Sebelum memasuki isi resensi, saya biasa mengawali sebuah resensi buku dengan membahas desain sampulnya terlebih dahulu. Menurut saya, sampul sebuah buku tidak bisa dilepaskan begitu saja dari isi bukunya, karena sering kali calon pembaca bisa mulai meraba-raba tentang apa yang akan ia dapatkan dari sebuah buku hanya dengan melihat desain sampulnya.

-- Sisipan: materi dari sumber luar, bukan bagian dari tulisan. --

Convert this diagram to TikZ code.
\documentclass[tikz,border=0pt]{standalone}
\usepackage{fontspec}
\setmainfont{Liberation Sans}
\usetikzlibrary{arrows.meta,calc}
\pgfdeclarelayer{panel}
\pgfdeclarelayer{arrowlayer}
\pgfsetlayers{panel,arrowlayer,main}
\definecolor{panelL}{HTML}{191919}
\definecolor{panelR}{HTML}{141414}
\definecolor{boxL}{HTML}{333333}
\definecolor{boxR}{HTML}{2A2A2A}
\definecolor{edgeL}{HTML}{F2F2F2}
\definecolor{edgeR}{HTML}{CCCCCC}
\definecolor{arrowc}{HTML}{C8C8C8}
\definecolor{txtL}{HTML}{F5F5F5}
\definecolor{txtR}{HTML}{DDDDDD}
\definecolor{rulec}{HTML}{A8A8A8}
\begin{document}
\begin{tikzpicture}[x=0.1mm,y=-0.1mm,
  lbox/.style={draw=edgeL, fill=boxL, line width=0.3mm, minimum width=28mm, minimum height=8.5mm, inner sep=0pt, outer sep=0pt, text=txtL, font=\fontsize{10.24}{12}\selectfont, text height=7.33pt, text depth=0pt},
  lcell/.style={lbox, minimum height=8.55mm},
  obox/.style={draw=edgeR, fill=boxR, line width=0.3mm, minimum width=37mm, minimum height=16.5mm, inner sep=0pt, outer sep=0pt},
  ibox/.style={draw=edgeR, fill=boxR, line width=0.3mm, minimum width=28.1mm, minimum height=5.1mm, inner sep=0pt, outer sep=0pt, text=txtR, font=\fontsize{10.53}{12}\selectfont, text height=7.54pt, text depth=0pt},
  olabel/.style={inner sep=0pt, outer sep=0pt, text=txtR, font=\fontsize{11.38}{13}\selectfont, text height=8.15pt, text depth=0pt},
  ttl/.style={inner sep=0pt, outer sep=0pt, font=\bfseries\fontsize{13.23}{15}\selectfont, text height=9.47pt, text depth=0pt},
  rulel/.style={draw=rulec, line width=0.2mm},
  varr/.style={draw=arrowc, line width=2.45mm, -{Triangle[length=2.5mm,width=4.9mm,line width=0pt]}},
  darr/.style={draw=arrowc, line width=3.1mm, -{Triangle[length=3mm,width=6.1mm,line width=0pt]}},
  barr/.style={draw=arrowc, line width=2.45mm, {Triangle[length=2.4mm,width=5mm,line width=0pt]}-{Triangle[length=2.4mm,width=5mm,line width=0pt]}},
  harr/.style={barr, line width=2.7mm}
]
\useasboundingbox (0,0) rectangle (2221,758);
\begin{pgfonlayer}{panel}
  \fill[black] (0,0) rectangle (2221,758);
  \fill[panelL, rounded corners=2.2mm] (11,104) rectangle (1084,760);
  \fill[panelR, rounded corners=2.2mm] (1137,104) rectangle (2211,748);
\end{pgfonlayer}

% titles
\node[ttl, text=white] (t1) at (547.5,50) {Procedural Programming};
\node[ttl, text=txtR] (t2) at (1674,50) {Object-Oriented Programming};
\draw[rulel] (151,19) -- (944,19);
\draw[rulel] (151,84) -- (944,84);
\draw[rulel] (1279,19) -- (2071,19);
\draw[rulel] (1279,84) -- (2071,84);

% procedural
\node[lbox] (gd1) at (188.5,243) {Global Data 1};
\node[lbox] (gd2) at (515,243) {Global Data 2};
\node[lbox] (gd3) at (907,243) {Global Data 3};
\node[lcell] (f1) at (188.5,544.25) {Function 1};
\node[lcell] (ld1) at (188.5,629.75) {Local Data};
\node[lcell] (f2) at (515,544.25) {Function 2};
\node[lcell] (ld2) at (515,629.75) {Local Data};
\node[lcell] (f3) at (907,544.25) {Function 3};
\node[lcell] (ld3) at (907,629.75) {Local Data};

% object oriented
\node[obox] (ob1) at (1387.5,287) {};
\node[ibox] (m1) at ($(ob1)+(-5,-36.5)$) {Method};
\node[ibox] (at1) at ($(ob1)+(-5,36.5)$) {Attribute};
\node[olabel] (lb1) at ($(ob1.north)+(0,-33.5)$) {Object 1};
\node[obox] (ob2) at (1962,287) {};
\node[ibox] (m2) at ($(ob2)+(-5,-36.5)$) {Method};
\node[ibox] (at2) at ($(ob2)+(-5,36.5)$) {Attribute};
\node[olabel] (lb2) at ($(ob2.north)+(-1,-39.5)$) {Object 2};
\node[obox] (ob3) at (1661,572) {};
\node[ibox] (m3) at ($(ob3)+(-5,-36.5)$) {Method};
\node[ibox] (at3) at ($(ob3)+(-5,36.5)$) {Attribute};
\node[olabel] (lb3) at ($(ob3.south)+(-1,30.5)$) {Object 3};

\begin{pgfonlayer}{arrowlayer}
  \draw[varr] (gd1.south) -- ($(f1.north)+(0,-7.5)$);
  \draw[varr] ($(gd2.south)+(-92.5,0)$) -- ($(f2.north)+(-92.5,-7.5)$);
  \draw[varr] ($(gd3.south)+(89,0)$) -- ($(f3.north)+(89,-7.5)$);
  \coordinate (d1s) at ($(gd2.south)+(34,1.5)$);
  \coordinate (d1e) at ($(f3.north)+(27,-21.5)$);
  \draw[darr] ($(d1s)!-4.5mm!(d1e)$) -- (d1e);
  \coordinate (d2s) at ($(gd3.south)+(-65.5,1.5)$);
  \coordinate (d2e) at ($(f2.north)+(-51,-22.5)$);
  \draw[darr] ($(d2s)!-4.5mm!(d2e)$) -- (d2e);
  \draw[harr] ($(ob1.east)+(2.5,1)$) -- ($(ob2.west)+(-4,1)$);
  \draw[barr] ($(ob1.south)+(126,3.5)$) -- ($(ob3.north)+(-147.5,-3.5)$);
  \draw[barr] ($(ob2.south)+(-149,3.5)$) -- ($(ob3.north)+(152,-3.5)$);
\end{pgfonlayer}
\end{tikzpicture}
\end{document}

ilustrasi sampul novel Kim Ji-yeong di beberapa negara yang memiliki pola ilustrasi yang serupa

Ilustrasi sampul novel Kim Ji-yeong Lahir Tahun 1982 versi yang saya miliki ini berupa lukisan cat air digital yang menampakkan wajah seorang perempuan – kemunginan besar adalah Kim Ji-yeong – namun tidak secara utuh atau tidak berwajah sama sekali. Bagi saya, ilustrasi ini menggambarkan sosok perempuan yang belum mencapai keutuhan diri akibat selalu dipandang sebelah mata oleh masarakat yang menganut sistem patriarki. Ilustrasi sampul ini dengan akurat merepresentasikan keresahan yang disampaikan Cho Nam-joo melalui cerita di buku ini.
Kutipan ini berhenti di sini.